Write the lines out again, from the top of the material to the line containing "rate by year</text>", pictures excluded.

» Data provided
▽

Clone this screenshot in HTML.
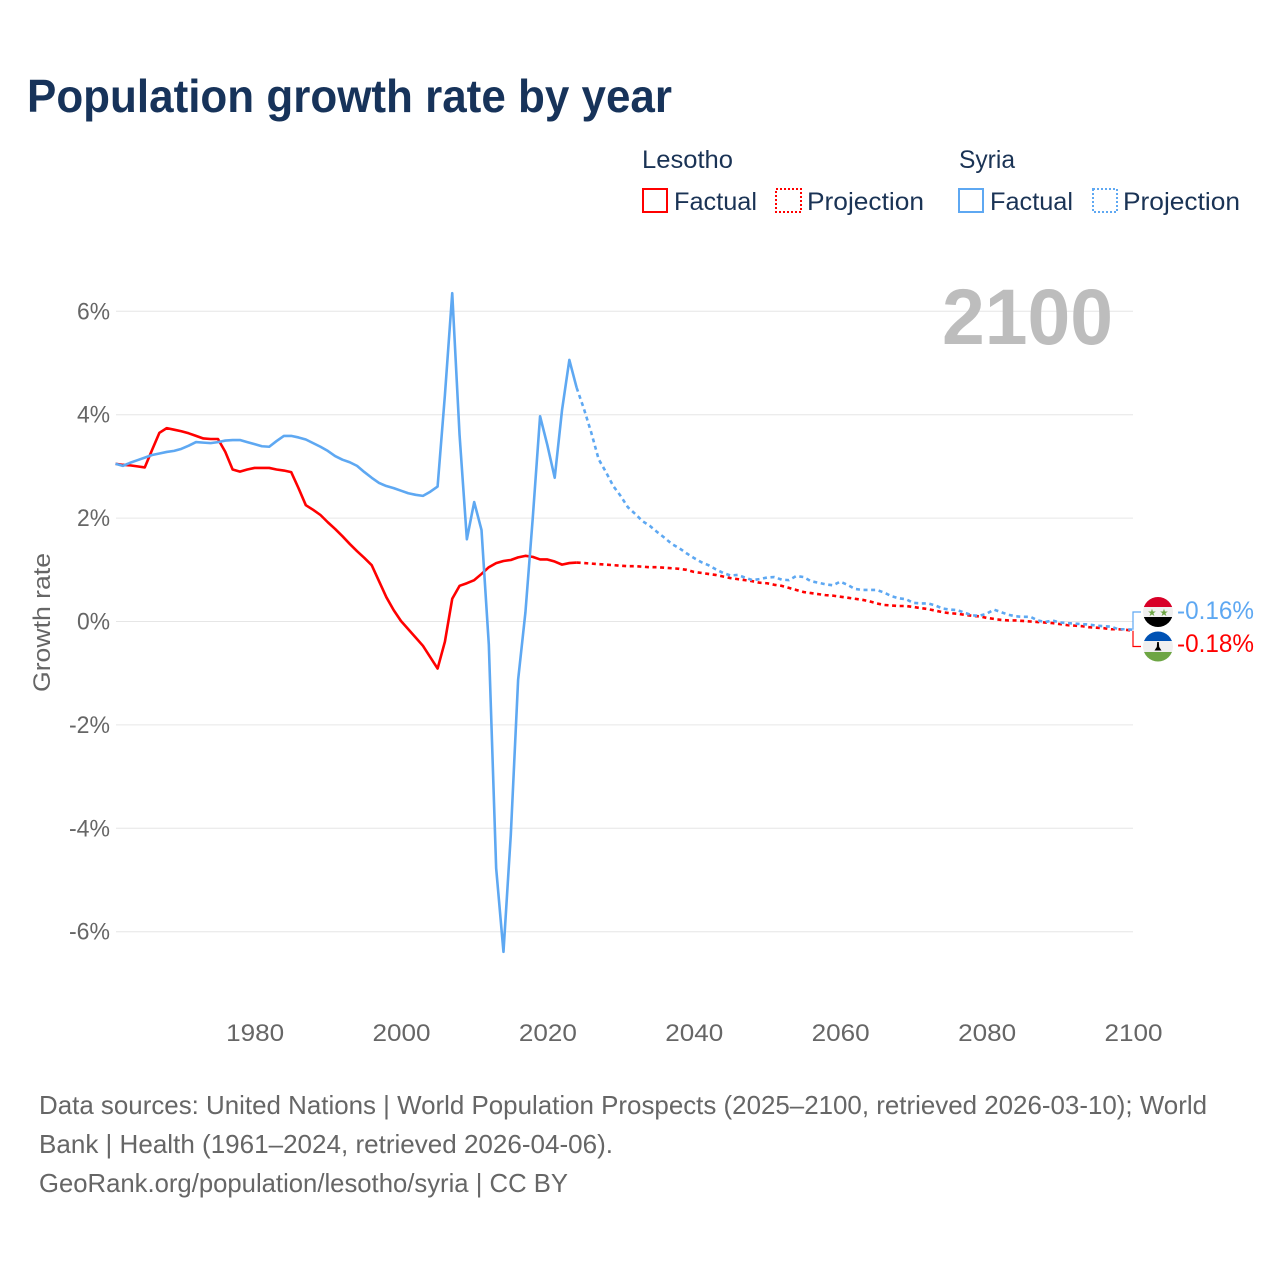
<!DOCTYPE html>
<html lang="en">
<head>
<meta charset="utf-8">
<title>Population growth rate by year</title>
<style>
  html, body { margin: 0; padding: 0; background: #ffffff; }
  svg { display: block; font-family: "Liberation Sans", sans-serif; }
</style>
</head>
<body>
<svg id="chart" xmlns="http://www.w3.org/2000/svg" width="1280" height="1280" viewBox="0 0 1280 1280">
  <rect x="0" y="0" width="1280" height="1280" fill="#ffffff"/>
  <text x="27" y="112" font-size="46" font-weight="700" fill="#17335a" textLength="645" lengthAdjust="spacingAndGlyphs">Population growth rate by year</text>

  <g font-size="25" fill="#1a3355">
    <text x="642" y="168" textLength="91" lengthAdjust="spacingAndGlyphs">Lesotho</text>
    <text x="959" y="168" textLength="56" lengthAdjust="spacingAndGlyphs">Syria</text>
    <rect x="643" y="189" width="24" height="23" fill="none" stroke="#ff0000" stroke-width="2"/>
    <text x="674" y="210" textLength="83" lengthAdjust="spacingAndGlyphs">Factual</text>
    <rect x="776" y="189" width="25" height="23" fill="none" stroke="#ff0000" stroke-width="2" stroke-dasharray="2 2"/>
    <text x="807" y="210" textLength="117" lengthAdjust="spacingAndGlyphs">Projection</text>
    <rect x="959" y="189" width="24" height="23" fill="none" stroke="#5ea8f2" stroke-width="2"/>
    <text x="990" y="210" textLength="83" lengthAdjust="spacingAndGlyphs">Factual</text>
    <rect x="1093" y="189" width="24" height="23" fill="none" stroke="#5ea8f2" stroke-width="2" stroke-dasharray="2 2"/>
    <text x="1123" y="210" textLength="117" lengthAdjust="spacingAndGlyphs">Projection</text>
  </g>

  <text transform="translate(50 622.5) rotate(-90)" text-anchor="middle" font-size="24" fill="#666666" textLength="139" lengthAdjust="spacingAndGlyphs">Growth rate</text>

  <g id="grid"></g>
  <g id="yLabels" font-size="24" fill="#666666" text-anchor="end"></g>
  <g id="xLabels" font-size="24" fill="#666666" text-anchor="middle"></g>

  <text x="1113" y="344" text-anchor="end" font-size="79" font-weight="700" fill="#bdbdbd" textLength="171" lengthAdjust="spacingAndGlyphs">2100</text>

  <g id="series"></g>

  <path id="leaderSyria" fill="none" stroke="#5ea8f2" stroke-width="1.2"/>
  <path id="leaderLesotho" fill="none" stroke="#ff0000" stroke-width="1.2"/>

  <defs>
    <clipPath id="clipSyria"><circle cx="1158" cy="612" r="15"/></clipPath>
    <clipPath id="clipLesotho"><circle cx="1158" cy="646.500" r="15"/></clipPath>
  </defs>
  <g clip-path="url(#clipSyria)">
    <rect x="1143" y="597" width="30" height="10" fill="#d80027"/>
    <rect x="1143" y="607" width="30" height="10" fill="#f0f0f0"/>
    <rect x="1143" y="617" width="30" height="10" fill="#000000"/>
    <text x="1152" y="616" font-size="10" text-anchor="middle" fill="#6da544">★</text>
    <text x="1164" y="616" font-size="10" text-anchor="middle" fill="#6da544">★</text>
  </g>
  <g clip-path="url(#clipLesotho)">
    <rect x="1143" y="631" width="30" height="10" fill="#0052b4"/>
    <rect x="1143" y="641" width="30" height="11" fill="#f0f0f0"/>
    <rect x="1143" y="652" width="30" height="10" fill="#6da544"/>
    <path d="M1157.200 642 L1158.800 642 L1159.200 647 L1161.500 650.500 L1154.500 650.500 L1156.800 647 Z" fill="#000000"/>
  </g>

  <text id="valueSyria" x="1177" y="619" font-size="25" fill="#5ea8f2" textLength="77" lengthAdjust="spacingAndGlyphs"></text>
  <text id="valueLesotho" x="1177" y="652" font-size="25" fill="#ff0000" textLength="77" lengthAdjust="spacingAndGlyphs"></text>

  <g font-size="26" fill="#666666">
    <text x="39" y="1114" textLength="1168" lengthAdjust="spacingAndGlyphs">Data sources: United Nations | World Population Prospects (2025–2100, retrieved 2026-03-10); World</text>
    <text x="39" y="1153" textLength="574" lengthAdjust="spacingAndGlyphs">Bank | Health (1961–2024, retrieved 2026-04-06).</text>
    <text x="39" y="1192" textLength="529" lengthAdjust="spacingAndGlyphs">GeoRank.org/population/lesotho/syria | CC BY</text>
  </g>
</svg>

<script>
const factualStartYear = 1961;
const projectionStartYear = 2025;
const yTickValues = [6, 4, 2, 0, -2, -4, -6];
const xTickYears = [1980, 2000, 2020, 2040, 2060, 2080, 2100];

const lesothoFactual = [
  3.05, 3.03, 3.02, 3.00, 2.98, 3.32, 3.65, 3.74, 3.71, 3.68,
  3.64, 3.59, 3.54, 3.53, 3.53, 3.28, 2.94, 2.90, 2.94, 2.97,
  2.97, 2.97, 2.94, 2.92, 2.89, 2.58, 2.25, 2.16, 2.06, 1.92,
  1.79, 1.65, 1.50, 1.36, 1.23, 1.09, 0.78, 0.47, 0.22, 0.01,
  -0.15, -0.31, -0.47, -0.69, -0.91, -0.39, 0.44, 0.69, 0.74, 0.80,
  0.92, 1.05, 1.13, 1.17, 1.19, 1.24, 1.27, 1.25, 1.20, 1.20,
  1.16, 1.10, 1.13, 1.14
];
const lesothoProjection = [
  1.13, 1.12, 1.11, 1.10, 1.09, 1.08, 1.07, 1.07, 1.06, 1.05,
  1.05, 1.04, 1.03, 1.02, 1.00, 0.96, 0.94, 0.92, 0.90, 0.87,
  0.84, 0.82, 0.80, 0.78, 0.75, 0.74, 0.71, 0.69, 0.65, 0.61,
  0.57, 0.55, 0.53, 0.51, 0.50, 0.48, 0.46, 0.44, 0.42, 0.39,
  0.35, 0.32, 0.31, 0.30, 0.30, 0.28, 0.26, 0.24, 0.21, 0.18,
  0.16, 0.15, 0.13, 0.11, 0.10, 0.07, 0.05, 0.03, 0.02, 0.02,
  0.01, 0.00, -0.01, -0.02, -0.03, -0.05, -0.07, -0.08, -0.09, -0.11,
  -0.12, -0.13, -0.15, -0.15, -0.16, -0.18
];
const syriaFactual = [
  3.05, 3.01, 3.07, 3.12, 3.17, 3.22, 3.25, 3.28, 3.30, 3.34,
  3.40, 3.47, 3.46, 3.45, 3.47, 3.50, 3.51, 3.51, 3.47, 3.43,
  3.39, 3.38, 3.49, 3.59, 3.59, 3.56, 3.52, 3.45, 3.38, 3.30,
  3.20, 3.13, 3.08, 3.01, 2.89, 2.78, 2.68, 2.62, 2.58, 2.53,
  2.48, 2.45, 2.43, 2.51, 2.61, 4.38, 6.35, 3.61, 1.59, 2.31,
  1.77, -0.45, -4.77, -6.39, -4.13, -1.13, 0.18, 2.00, 3.97, 3.41,
  2.78, 4.09, 5.06, 4.52
];
const syriaProjection = [
  4.11, 3.65, 3.14, 2.89, 2.62, 2.43, 2.21, 2.08, 1.94, 1.85,
  1.73, 1.62, 1.50, 1.42, 1.32, 1.23, 1.15, 1.09, 1.01, 0.94,
  0.89, 0.90, 0.85, 0.80, 0.82, 0.85, 0.86, 0.81, 0.80, 0.88,
  0.86, 0.78, 0.75, 0.72, 0.70, 0.77, 0.71, 0.63, 0.61, 0.61,
  0.61, 0.56, 0.49, 0.45, 0.43, 0.36, 0.35, 0.35, 0.31, 0.25,
  0.23, 0.22, 0.17, 0.12, 0.11, 0.15, 0.23, 0.18, 0.13, 0.10,
  0.09, 0.09, 0.02, -0.01, 0.02, -0.02, -0.03, -0.04, -0.05, -0.06,
  -0.08, -0.09, -0.10, -0.15, -0.15, -0.16
];

const SVG_NS = 'http://www.w3.org/2000/svg';
const RED = '#ff0000';
const BLUE = '#5ea8f2';

function xScale(year) {
  return 115.5 + (year - 1961) * (1133 - 115.5) / (2100 - 1961);
}
function yScale(value) {
  return 621.5 - value * 51.7;
}
function pathFrom(startYear, values) {
  return values.map(function (v, i) {
    return (i ? 'L' : 'M') + xScale(startYear + i).toFixed(2) + ' ' + yScale(v).toFixed(2);
  }).join(' ');
}
function formatPercent(v) {
  return v.toFixed(2) + '%';
}

const grid = document.getElementById('grid');
const yLabels = document.getElementById('yLabels');
yTickValues.forEach(function (v) {
  const line = document.createElementNS(SVG_NS, 'line');
  
  
  line.setAttribute('x1', 116);
  line.setAttribute('x2', 1133);
  line.setAttribute('y1', yScale(v));
  line.setAttribute('y2', yScale(v));
  line.setAttribute('stroke', '#e6e6e6');
  line.setAttribute('stroke-width', 1);
  grid.appendChild(line);

  const label = document.createElementNS(SVG_NS, 'text');
  
  
  label.setAttribute('x', 110);
  label.setAttribute('y', yScale(v) + 8);
  label.setAttribute('textLength', v < 0 ? 41 : 33);
  label.setAttribute('lengthAdjust', 'spacingAndGlyphs');
  label.textContent = v + '%';
  yLabels.appendChild(label);
});

const xLabels = document.getElementById('xLabels');
xTickYears.forEach(function (year) {
  const label = document.createElementNS(SVG_NS, 'text');
  
  
  label.setAttribute('x', xScale(year) + 0.5);
  label.setAttribute('y', 1041);
  label.setAttribute('textLength', 58);
  label.setAttribute('lengthAdjust', 'spacingAndGlyphs');
  label.textContent = String(year);
  xLabels.appendChild(label);
});

const seriesGroup = document.getElementById('series');
function addLine(d, color, dashed) {
  const path = document.createElementNS(SVG_NS, 'path');
  path.setAttribute('d', d);
  path.setAttribute('fill', 'none');
  path.setAttribute('stroke', color);
  path.setAttribute('stroke-width', 2.6);
  path.setAttribute('stroke-linejoin', 'round');
  if (dashed) path.setAttribute('stroke-dasharray', '4 3.6');
  seriesGroup.appendChild(path);
  return path;
}

const lesothoFactualLine = addLine(pathFrom(factualStartYear, lesothoFactual), RED, false);



const lesothoProjectionLine = addLine(
  pathFrom(projectionStartYear - 1, [lesothoFactual[lesothoFactual.length - 1]].concat(lesothoProjection)), RED, true);



const syriaFactualLine = addLine(pathFrom(factualStartYear, syriaFactual), BLUE, false);



const syriaProjectionLine = addLine(
  pathFrom(projectionStartYear - 1, [syriaFactual[syriaFactual.length - 1]].concat(syriaProjection)), BLUE, true);



const syriaLast = syriaProjection[syriaProjection.length - 1];
const lesothoLast = lesothoProjection[lesothoProjection.length - 1];
document.getElementById('leaderSyria').setAttribute('d',
  'M1133 ' + yScale(syriaLast).toFixed(1) + ' L1133 612 L1141 612');
document.getElementById('leaderLesotho').setAttribute('d',
  'M1133 ' + yScale(lesothoLast).toFixed(1) + ' L1133 646.5 L1141 646.5');
document.getElementById('valueSyria').textContent = formatPercent(syriaLast);
document.getElementById('valueLesotho').textContent = formatPercent(lesothoLast);
</script>
</body>
</html>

△

» Reply
Clone this screenshot in HTML.
<!DOCTYPE html>
<html lang="en">
<head>
<meta charset="utf-8">
<title>Population growth rate by year</title>
<style>
  html, body { margin: 0; padding: 0; background: #ffffff; }
  svg { display: block; font-family: "Liberation Sans", sans-serif; }
</style>
</head>
<body>
<svg id="chart" xmlns="http://www.w3.org/2000/svg" width="1280" height="1280" viewBox="0 0 1280 1280">
  <rect x="0" y="0" width="1280" height="1280" fill="#ffffff"/>
  <text x="27" y="112" font-size="46" font-weight="700" fill="#17335a" textLength="645" lengthAdjust="spacingAndGlyphs">Population growth rate by year</text>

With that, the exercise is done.